The discovery, the first meteorite impact described within the British Paleogene Igneous Province (BPIP), raises questions about the impact and its possible connection to Paleogene volcanic activity across the North Atlantic.
Simon Drake, an associate lecturer in geology at Birkbeck University of London, zeroed in on a meter-thick layer at the base of a 60.0 million-year-old lava flow.
"We thought it was an ignimbrite (a volcanic flow deposit)," said Drake.
However, when researchers analysed the rock using an electron microprobe, they discovered that it contained rare minerals straight from outer space: vanadium-rich and niobium-rich osbornite.

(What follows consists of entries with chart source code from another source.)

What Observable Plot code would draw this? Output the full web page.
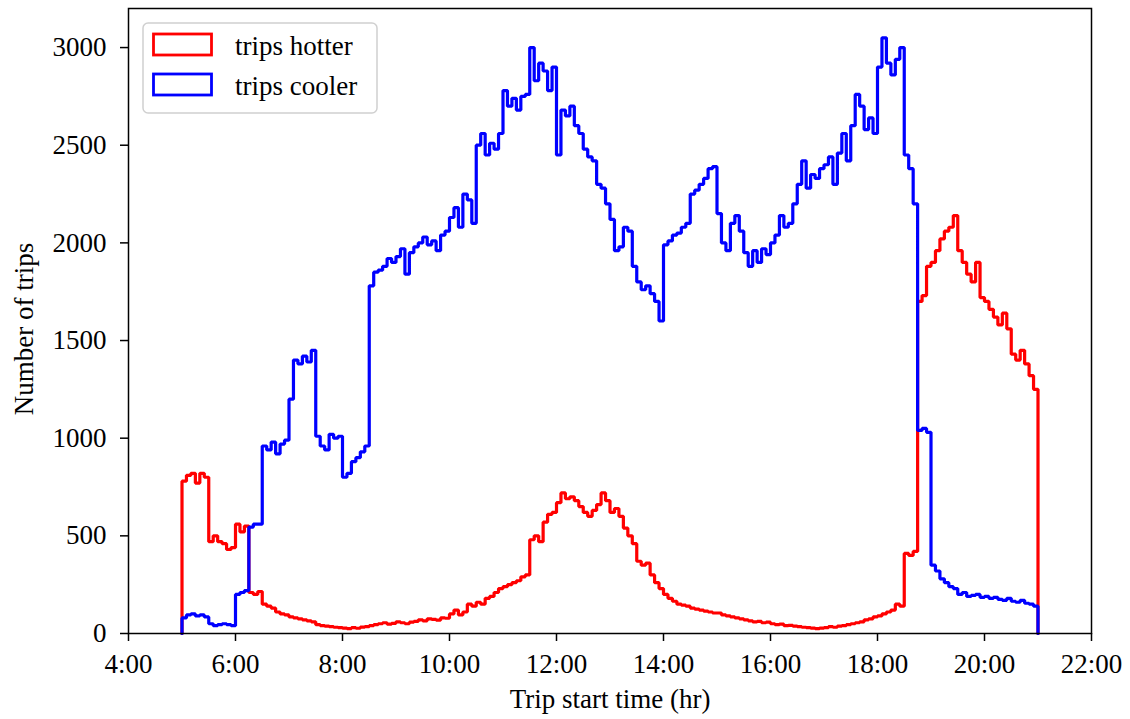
<!DOCTYPE html>
<html>
<head>
<meta charset="utf-8">
<script src="https://cdn.jsdelivr.net/npm/d3@7"></script>
<script src="https://cdn.jsdelivr.net/npm/@observablehq/plot@0.6"></script>
<style>
  html, body { margin: 0; padding: 0; background: white; }
  #chart { width: 1130px; height: 719px; }
  #chart svg text { font-size: 27px !important; font-family: 'Liberation Serif', 'Times New Roman', serif !important; }
</style>
</head>
<body>
<div id="chart"></div>
<script>
// 5-minute bins from 5:00 to 21:00, one row per hour
const binStart = 5;        // hour of first bin
const binWidth = 5 / 60;   // hours
const seriesNames = ["trips hotter", "trips cooler"];
const seriesColors = ["#ff0000", "#0000ff"];

const tripsHotter = [
  780, 810, 820, 770, 820, 800, 470, 500, 470, 460, 430, 440,      // 5
  560, 520, 550, 210, 200, 215, 150, 140, 130, 110, 100, 95,       // 6
  85, 80, 75, 70, 65, 60, 45, 40, 38, 35, 32, 30,                  // 7
  28, 25, 30, 27, 33, 35, 40, 45, 50, 55, 48, 52,                  // 8
  60, 55, 50, 58, 62, 70, 65, 75, 72, 68, 80, 78,                  // 9
  100, 120, 95, 110, 150, 140, 160, 150, 180, 190, 210, 230,       // 10
  240, 250, 260, 270, 290, 300, 480, 500, 470, 570, 610, 620,      // 11
  670, 720, 690, 700, 680, 650, 620, 600, 630, 660, 720, 680,      // 12
  620, 640, 600, 540, 500, 460, 370, 350, 360, 300, 260, 230,      // 13
  200, 180, 165, 150, 145, 140, 130, 125, 120, 115, 110, 105,      // 14
  105, 95, 90, 85, 80, 75, 70, 65, 60, 62, 55, 58,                 // 15
  50, 45, 48, 40, 42, 38, 35, 32, 30, 28, 25, 28,                  // 16
  30, 35, 32, 38, 40, 45, 50, 55, 60, 70, 75, 85,                  // 17
  90, 100, 110, 120, 150, 140, 410, 400, 420, 1700, 1730, 1880,    // 18
  1900, 1960, 2020, 2060, 2080, 2140, 1960, 1900, 1840, 1800, 1900, 1720, // 19
  1700, 1660, 1620, 1580, 1640, 1560, 1430, 1400, 1450, 1380, 1320, 1250  // 20
];

const tripsCooler = [
  80, 95, 100, 90, 95, 85, 50, 40, 45, 50, 45, 40,                 // 5
  200, 210, 220, 545, 560, 560, 960, 940, 980, 920, 970, 990,      // 6
  1200, 1400, 1380, 1420, 1390, 1450, 1010, 960, 940, 1020, 1000, 1010, // 7
  800, 820, 880, 900, 930, 960, 1780, 1850, 1860, 1880, 1920, 1900,     // 8
  1930, 1970, 1840, 1950, 1980, 2000, 2030, 1990, 2010, 1960, 2040, 2060, // 9
  2130, 2180, 2080, 2250, 2220, 2100, 2500, 2560, 2450, 2510, 2480, 2560, // 10
  2780, 2700, 2740, 2680, 2750, 2760, 3000, 2830, 2920, 2880, 2780, 2900, // 11
  2450, 2680, 2650, 2700, 2600, 2560, 2480, 2440, 2420, 2300, 2280, 2200, // 12
  2120, 1960, 1980, 2080, 2060, 1880, 1800, 1760, 1780, 1740, 1700, 1600, // 13
  1990, 2010, 2040, 2050, 2080, 2100, 2250, 2270, 2300, 2330, 2380, 2390, // 14
  2150, 2000, 1960, 2100, 2140, 2060, 1950, 1880, 1960, 1900, 1970, 1940, // 15
  2000, 2040, 2140, 2080, 2100, 2200, 2300, 2420, 2280, 2350, 2330, 2380, // 16
  2400, 2440, 2300, 2460, 2560, 2420, 2600, 2760, 2700, 2580, 2640, 2560, // 17
  2900, 3050, 2920, 2860, 2940, 3000, 2450, 2380, 2200, 1040, 1050, 1030, // 18
  350, 320, 280, 260, 240, 230, 200, 210, 190, 195, 200, 185,      // 19
  190, 180, 185, 175, 170, 180, 165, 160, 170, 155, 150, 140       // 20
];

const xTicks = [4, 6, 8, 10, 12, 14, 16, 18, 20, 22];
const yTicks = [0, 500, 1000, 1500, 2000, 2500, 3000];
const xLabel = "Trip start time (hr)";
const yLabel = "Number of trips";

// step-histogram outline: starts and ends on the baseline
function outline(values, name) {
  const pts = [{t: binStart, v: 0, name}];
  values.forEach((v, i) => pts.push({t: binStart + i * binWidth, v, name}));
  const end = binStart + values.length * binWidth;
  pts.push({t: end, v: values[values.length - 1], name});
  pts.push({t: end, v: 0, name});
  return pts;
}
const hotPts = outline(tripsHotter, seriesNames[0]);
const coolPts = outline(tripsCooler, seriesNames[1]);

const font = "'Liberation Serif', 'Times New Roman', serif";

const plot = Plot.plot({
  width: 1130,
  height: 719,
  marginLeft: 128,
  marginRight: 39,
  marginTop: 8,
  marginBottom: 86,
  style: {fontFamily: font, fontSize: "27px", color: "black", background: "white", overflow: "visible"},
  x: {domain: [4, 22]},
  y: {domain: [0, 3200]},
  marks: [
    Plot.line(hotPts, {x: "t", y: "v", curve: "step-after", stroke: seriesColors[0], strokeWidth: 3.2, strokeLinejoin: "miter"}),
    Plot.line(coolPts, {x: "t", y: "v", curve: "step-after", stroke: seriesColors[1], strokeWidth: 3.2, strokeLinejoin: "miter"}),
    Plot.frame({stroke: "black", strokeWidth: 1.5}),
    Plot.axisX({ticks: xTicks, tickFormat: d => `${d}:00`, tickSize: 8, tickPadding: 12, strokeWidth: 1.5, label: null}),
    Plot.axisY({ticks: yTicks, tickFormat: d => `${d}`, tickSize: 8, tickPadding: 14, strokeWidth: 1.5, label: null}),
    Plot.text([xLabel], {frameAnchor: "bottom", lineAnchor: "middle", textAnchor: "middle", dy: 66, text: d => d, fill: "black"}),
    Plot.text([yLabel], {frameAnchor: "left", lineAnchor: "middle", textAnchor: "middle", rotate: -90, dx: -104, dy: 8, text: d => d, fill: "black"})
  ]
});

document.getElementById("chart").appendChild(plot);

// legend inside the upper-left corner of the axes
const svg = d3.select(plot);
const lg = svg.append("g").attr("font-family", font).attr("font-size", 27).attr("text-anchor", "start");
lg.append("rect").attr("x", 143).attr("y", 23).attr("width", 234).attr("height", 90)
  .attr("rx", 5).attr("fill", "white").attr("fill-opacity", 0.8)
  .attr("stroke", "#d0d0d0").attr("stroke-width", 1.5);
seriesNames.forEach((name, i) => {
  const y0 = 34 + i * 40;
  lg.append("rect").attr("x", 153.5).attr("y", y0).attr("width", 58).attr("height", 21)
    .attr("fill", "none").attr("stroke", seriesColors[i]).attr("stroke-width", 2.8);
  lg.append("text").attr("x", 235).attr("y", y0 + 21).attr("fill", "black")
    .attr("text-anchor", "start").text(name);
});
</script>
</body>
</html>
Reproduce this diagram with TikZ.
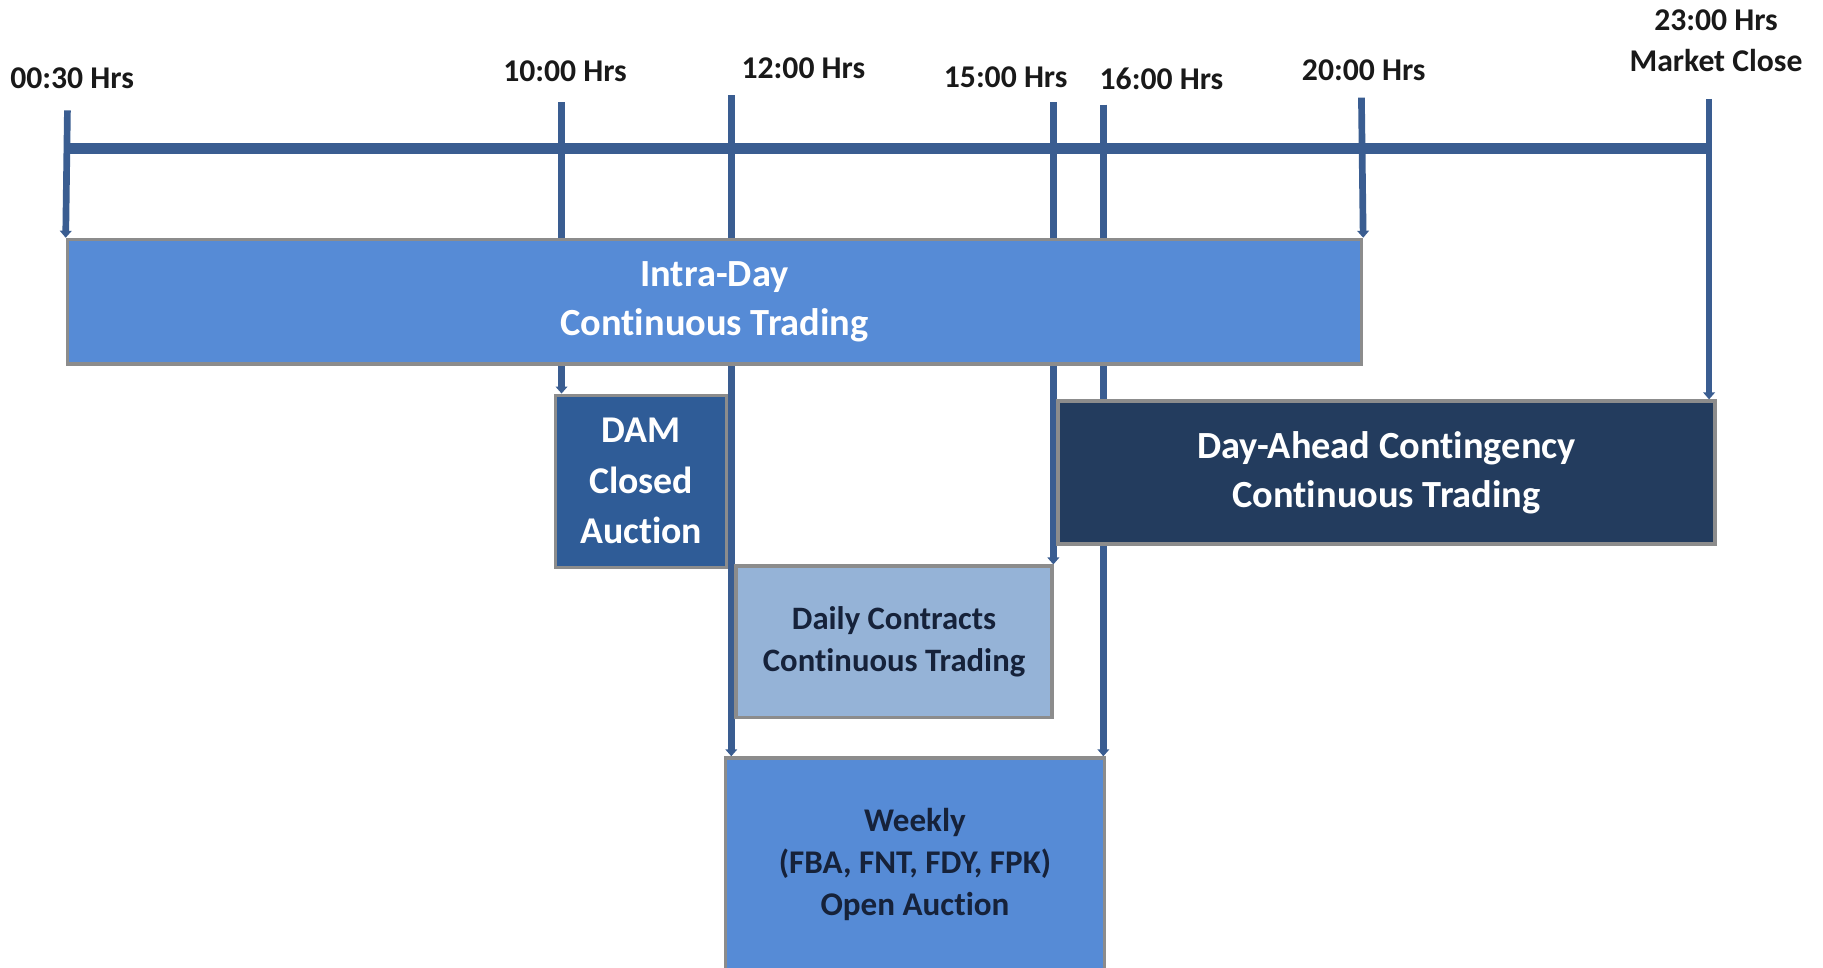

These mineral forms have never been reported on Earth.They have, however, been collected by NASA's Stardust Comet Sample Return Mission as space dust in the wake of the Wild 2 comet, researchers said.
What is more, the osbornite is unmelted, suggesting that it was an original piece of the meteorite.
The team also identified reidite, an extremely high pressure form of zircon which is only ever associated in nature with impacts, along with native iron and other exotic mineralogy linked to impacts such as barringerite.
In the research published in the journal Geology, the researchers pin the impact to sometime between 60 million and 61.4 million years ago (Ma), constrained by a 60 Ma radiometric age for the overlying lava flow, and 61.4 Ma for a basalt clast embedded within the ejecta layer.
So far, Drake has collected samples from another site on Skye that also yield strange mineralogy, including another mineral strikingly similar to one found in comet dust.
He said that it was surprising that the ejecta layer had not been identified before, as the Isle of Skye is famously well-trampled by geologists.